■ EXERCISE DETAILS
Repeat, exactly and completely, the material that follows. Omit the pictures.

■ DATA EXTRACT
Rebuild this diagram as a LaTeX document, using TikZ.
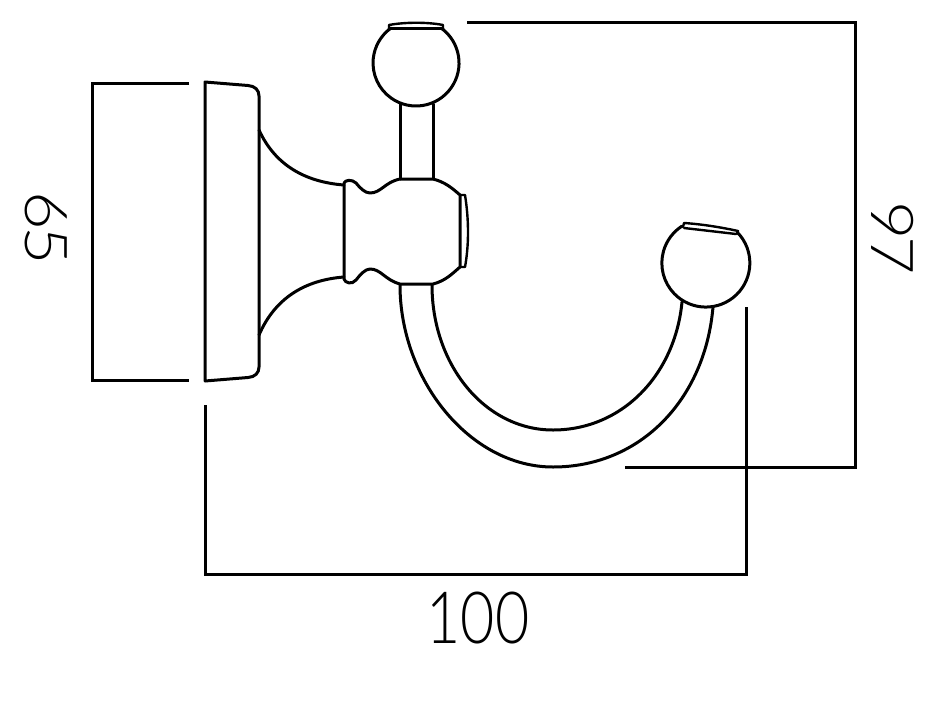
\documentclass[tikz,border=0pt]{standalone}
\usepackage{fontspec}
\setmainfont{Lato}
\newfontfamily\dimfont{Lato Light}
\tikzset{
  obj/.style={line width=3pt,line join=round,line cap=round},
  thin obj/.style={line width=2.4pt,line join=round,line cap=round},
  dimline/.style={line width=3pt,line join=miter},
  dimtext/.style={font=\dimfont\fontsize{72}{72}\selectfont,inner sep=0pt,xscale=0.82}
}
\begin{document}
\begin{tikzpicture}[x=1pt,y=-1pt]
\useasboundingbox (0,0) rectangle (951,702);
% back plate
\draw[obj] (205,381) -- (205,82) -- (248,85.5) .. controls (255,86) and (259,90) .. (259,96) -- (259,367) .. controls (259,373) and (255,377) .. (248,377.5) -- (205,381);
% flare
\draw[obj] (259,130) .. controls (275,165) and (305,182) .. (344,185);
\draw[obj] (259,335) .. controls (275,298) and (305,280) .. (344,277);
% collar and body
\draw[obj] (344,183) -- (344,279) .. controls (345,283) and (352,285) .. (356,280) .. controls (360,275) and (365,269) .. (370,269) .. controls (381,269) and (385,280) .. (400,284) -- (433,284) .. controls (445,281) and (452,274) .. (460,267) -- (460,195) .. controls (452,188) and (445,182) .. (433,179) -- (400,179) .. controls (385,182) and (381,193) .. (370,193) .. controls (365,193) and (360,188) .. (356,183) .. controls (352,179) and (345,180) .. (344,183);
\draw[thin obj] (460,195) -- (465,195) .. controls (469,220) and (469,245) .. (465,267) -- (460,267);
% upper stem and knob
\draw[obj] (400,104) -- (400,179);
\draw[obj] (433,104) -- (433,179);
\draw[obj] (441,28) arc[start angle=-54.5,end angle=234.5,radius=43] ;
\draw[obj] (389,28) -- (443,28);
\draw[thin obj] (389,28) -- (389,25) .. controls (405,22) and (428,22) .. (443,25) -- (443,28);
% hook
\draw[obj] (400,285) .. controls (400,380) and (470,467) .. (553,467) .. controls (640,467) and (705,400) .. (713,307);
\draw[obj] (432,285) .. controls (432,365) and (485,430) .. (553,430) .. controls (622,430) and (675,375) .. (682,302);
% lower knob
\draw[obj] (737.5,232.5) arc[start angle=-44,end angle=237,radius=44];
\draw[thin obj] (683,227) -- (684,223) .. controls (700,224) and (720,227) .. (738,231) -- (737,234);
\draw[thin obj] (684,228) -- (736,234);
% dimensions
\coordinate (a1) at (467,22); \coordinate (a2) at (855,22); \coordinate (a3) at (855,467); \coordinate (a4) at (625,467);
\draw[dimline] (a1) -- (a2) -- (a3) -- (a4);
\coordinate (b1) at (746,307); \coordinate (b2) at (746,574); \coordinate (b3) at (205,574); \coordinate (b4) at (205,405);
\draw[dimline] (b1) -- (b2) -- (b3) -- (b4);
\coordinate (c1) at (189,83); \coordinate (c2) at (92,83); \coordinate (c3) at (92,380); \coordinate (c4) at (189,380);
\draw[dimline] (c1) -- (c2) -- (c3) -- (c4);
\node[dimtext] (t100) at (478,618) {100};
\node[dimtext,rotate=-90,xscale=0.92] (t65) at (46,228) {6\kern-.05em 5};
\node[dimtext,rotate=-90,xscale=0.92] (t97) at (893,238) {9\kern-.05em 7};
\end{tikzpicture}
\end{document}
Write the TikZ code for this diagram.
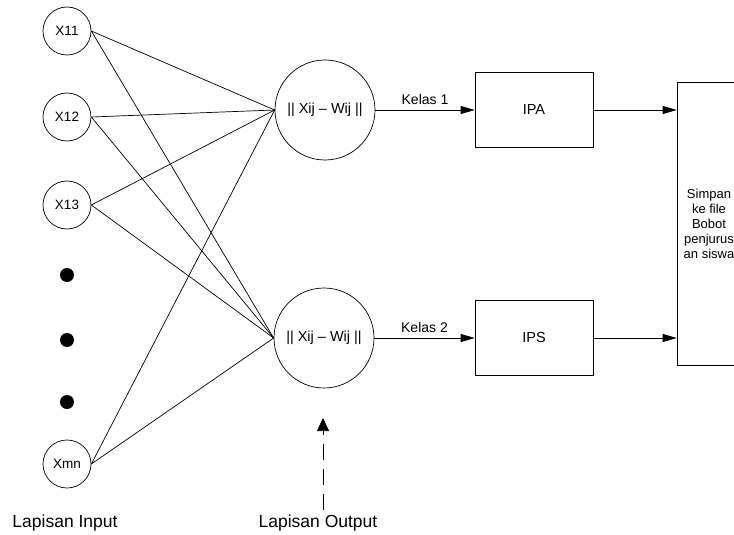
\documentclass[tikz,border=0pt]{standalone}
\usepackage{fontspec}
\setmainfont{Liberation Sans}
\usetikzlibrary{positioning,arrows.meta}

\begin{document}
\begin{tikzpicture}[x=1pt, y=-1pt
        , line width=.7pt
        , inp/.style={ draw, circle, minimum size=48pt, inner sep=0pt, font=\fontsize{13.5}{15}\selectfont }
        , outp/.style={ draw, circle, minimum size=100pt, inner sep=0pt, font=\fontsize{14.5}{16}\selectfont }
        , kotak/.style={ draw, rectangle, minimum width=118pt, minimum height=75pt, font=\fontsize{14.5}{16}\selectfont }
        , titik/.style={ circle, fill=black, minimum size=14pt, inner sep=0pt }
        , lbl/.style={ font=\fontsize{14}{16}\selectfont }
        , lapis/.style={ font=\fontsize{17.5}{19}\selectfont }
        , panah/.style={ -{Triangle[length=14pt,width=8pt]} }
        ]
        \useasboundingbox (0,0) rectangle (734,535);
        \clip (0,0) rectangle (734,535);

        % input layer
        \foreach \n/\t/\y in {x11/X11/31, x12/X12/117, x13/X13/205, xmn/Xmn/464}
            \node[inp] (\n) at (67,\y) {\t};

        \foreach \y in {275,340,402}
            \node[titik] (d\y) at (67,\y) {};

        % output layer
        \node[outp] (o1) at (325,110) {|| Xij -- Wij ||};
        \node[outp] (o2) at (324,338) {|| Xij -- Wij ||};

        \foreach \n in {x11,x12,x13,xmn}
            \draw (\n.east) -- (o1.west) (\n.east) -- (o2.west);

        % kelas
        \node[kotak] (ipa) at (534,110) {IPA};
        \node[kotak] (ips) at (534,338) {IPS};

        \draw[panah] (o1) -- node[above=2pt, lbl] (k1) {Kelas 1} (ipa);
        \draw[panah] (o2) -- node[above=2pt, lbl] (k2) {Kelas 2} (ips);

        % simpan bobot
        \node[draw, minimum width=64pt, minimum height=283pt, align=center
            , font=\fontsize{13}{15}\selectfont] (simpan) at (709,223.5)
            {Simpan\\ke file\\Bobot\\penjurus\\an siswa};

        \draw[panah] (ipa.east) -- (ipa.east -| simpan.west);
        \draw[panah] (ips.east) -- (ips.east -| simpan.west);

        % keterangan lapisan
        \coordinate (dasar) at (323,510);
        \coordinate (ujung) at (323,418);
        \draw[-{Triangle[length=13pt,width=12pt]}, dash pattern=on 16pt off 9pt] (dasar) -- (ujung);

        \node[lapis] (linput) at (65,523) {Lapisan Input};
        \node[lapis] (loutput) at (318,523) {Lapisan Output};

    \end{tikzpicture}
\end{document}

■ WRITTEN RESPONSE
Rebuild this diagram as a LaTeX document, using TikZ.
\documentclass[tikz,border=0pt]{standalone}
\usepackage{fontspec}
\setmainfont{Lato}
\newfontfamily\dimfont{Lato Light}
\tikzset{
  obj/.style={line width=3pt,line join=round,line cap=round},
  thin obj/.style={line width=2.4pt,line join=round,line cap=round},
  dimline/.style={line width=3pt,line join=miter},
  dimtext/.style={font=\dimfont\fontsize{72}{72}\selectfont,inner sep=0pt,xscale=0.82}
}
\begin{document}
\begin{tikzpicture}[x=1pt,y=-1pt]
\useasboundingbox (0,0) rectangle (951,702);
% back plate
\draw[obj] (205,381) -- (205,82) -- (248,85.5) .. controls (255,86) and (259,90) .. (259,96) -- (259,367) .. controls (259,373) and (255,377) .. (248,377.5) -- (205,381);
% flare
\draw[obj] (259,130) .. controls (275,165) and (305,182) .. (344,185);
\draw[obj] (259,335) .. controls (275,298) and (305,280) .. (344,277);
% collar and body
\draw[obj] (344,183) -- (344,279) .. controls (345,283) and (352,285) .. (356,280) .. controls (360,275) and (365,269) .. (370,269) .. controls (381,269) and (385,280) .. (400,284) -- (433,284) .. controls (445,281) and (452,274) .. (460,267) -- (460,195) .. controls (452,188) and (445,182) .. (433,179) -- (400,179) .. controls (385,182) and (381,193) .. (370,193) .. controls (365,193) and (360,188) .. (356,183) .. controls (352,179) and (345,180) .. (344,183);
\draw[thin obj] (460,195) -- (465,195) .. controls (469,220) and (469,245) .. (465,267) -- (460,267);
% upper stem and knob
\draw[obj] (400,104) -- (400,179);
\draw[obj] (433,104) -- (433,179);
\draw[obj] (441,28) arc[start angle=-54.5,end angle=234.5,radius=43] ;
\draw[obj] (389,28) -- (443,28);
\draw[thin obj] (389,28) -- (389,25) .. controls (405,22) and (428,22) .. (443,25) -- (443,28);
% hook
\draw[obj] (400,285) .. controls (400,380) and (470,467) .. (553,467) .. controls (640,467) and (705,400) .. (713,307);
\draw[obj] (432,285) .. controls (432,365) and (485,430) .. (553,430) .. controls (622,430) and (675,375) .. (682,302);
% lower knob
\draw[obj] (737.5,232.5) arc[start angle=-44,end angle=237,radius=44];
\draw[thin obj] (683,227) -- (684,223) .. controls (700,224) and (720,227) .. (738,231) -- (737,234);
\draw[thin obj] (684,228) -- (736,234);
% dimensions
\coordinate (a1) at (467,22); \coordinate (a2) at (855,22); \coordinate (a3) at (855,467); \coordinate (a4) at (625,467);
\draw[dimline] (a1) -- (a2) -- (a3) -- (a4);
\coordinate (b1) at (746,307); \coordinate (b2) at (746,574); \coordinate (b3) at (205,574); \coordinate (b4) at (205,405);
\draw[dimline] (b1) -- (b2) -- (b3) -- (b4);
\coordinate (c1) at (189,83); \coordinate (c2) at (92,83); \coordinate (c3) at (92,380); \coordinate (c4) at (189,380);
\draw[dimline] (c1) -- (c2) -- (c3) -- (c4);
\node[dimtext] (t100) at (478,618) {100};
\node[dimtext,rotate=-90,xscale=0.92] (t65) at (46,228) {6\kern-.05em 5};
\node[dimtext,rotate=-90,xscale=0.92] (t97) at (893,238) {9\kern-.05em 7};
\end{tikzpicture}
\end{document}
Write the TikZ code for this diagram.
\documentclass[tikz,border=0pt]{standalone}
\usepackage{fontspec}
\setmainfont{Liberation Sans}
\usetikzlibrary{positioning,arrows.meta}

\begin{document}
\begin{tikzpicture}[x=1pt, y=-1pt
        , line width=.7pt
        , inp/.style={ draw, circle, minimum size=48pt, inner sep=0pt, font=\fontsize{13.5}{15}\selectfont }
        , outp/.style={ draw, circle, minimum size=100pt, inner sep=0pt, font=\fontsize{14.5}{16}\selectfont }
        , kotak/.style={ draw, rectangle, minimum width=118pt, minimum height=75pt, font=\fontsize{14.5}{16}\selectfont }
        , titik/.style={ circle, fill=black, minimum size=14pt, inner sep=0pt }
        , lbl/.style={ font=\fontsize{14}{16}\selectfont }
        , lapis/.style={ font=\fontsize{17.5}{19}\selectfont }
        , panah/.style={ -{Triangle[length=14pt,width=8pt]} }
        ]
        \useasboundingbox (0,0) rectangle (734,535);
        \clip (0,0) rectangle (734,535);

        % input layer
        \foreach \n/\t/\y in {x11/X11/31, x12/X12/117, x13/X13/205, xmn/Xmn/464}
            \node[inp] (\n) at (67,\y) {\t};

        \foreach \y in {275,340,402}
            \node[titik] (d\y) at (67,\y) {};

        % output layer
        \node[outp] (o1) at (325,110) {|| Xij -- Wij ||};
        \node[outp] (o2) at (324,338) {|| Xij -- Wij ||};

        \foreach \n in {x11,x12,x13,xmn}
            \draw (\n.east) -- (o1.west) (\n.east) -- (o2.west);

        % kelas
        \node[kotak] (ipa) at (534,110) {IPA};
        \node[kotak] (ips) at (534,338) {IPS};

        \draw[panah] (o1) -- node[above=2pt, lbl] (k1) {Kelas 1} (ipa);
        \draw[panah] (o2) -- node[above=2pt, lbl] (k2) {Kelas 2} (ips);

        % simpan bobot
        \node[draw, minimum width=64pt, minimum height=283pt, align=center
            , font=\fontsize{13}{15}\selectfont] (simpan) at (709,223.5)
            {Simpan\\ke file\\Bobot\\penjurus\\an siswa};

        \draw[panah] (ipa.east) -- (ipa.east -| simpan.west);
        \draw[panah] (ips.east) -- (ips.east -| simpan.west);

        % keterangan lapisan
        \coordinate (dasar) at (323,510);
        \coordinate (ujung) at (323,418);
        \draw[-{Triangle[length=13pt,width=12pt]}, dash pattern=on 16pt off 9pt] (dasar) -- (ujung);

        \node[lapis] (linput) at (65,523) {Lapisan Input};
        \node[lapis] (loutput) at (318,523) {Lapisan Output};

    \end{tikzpicture}
\end{document}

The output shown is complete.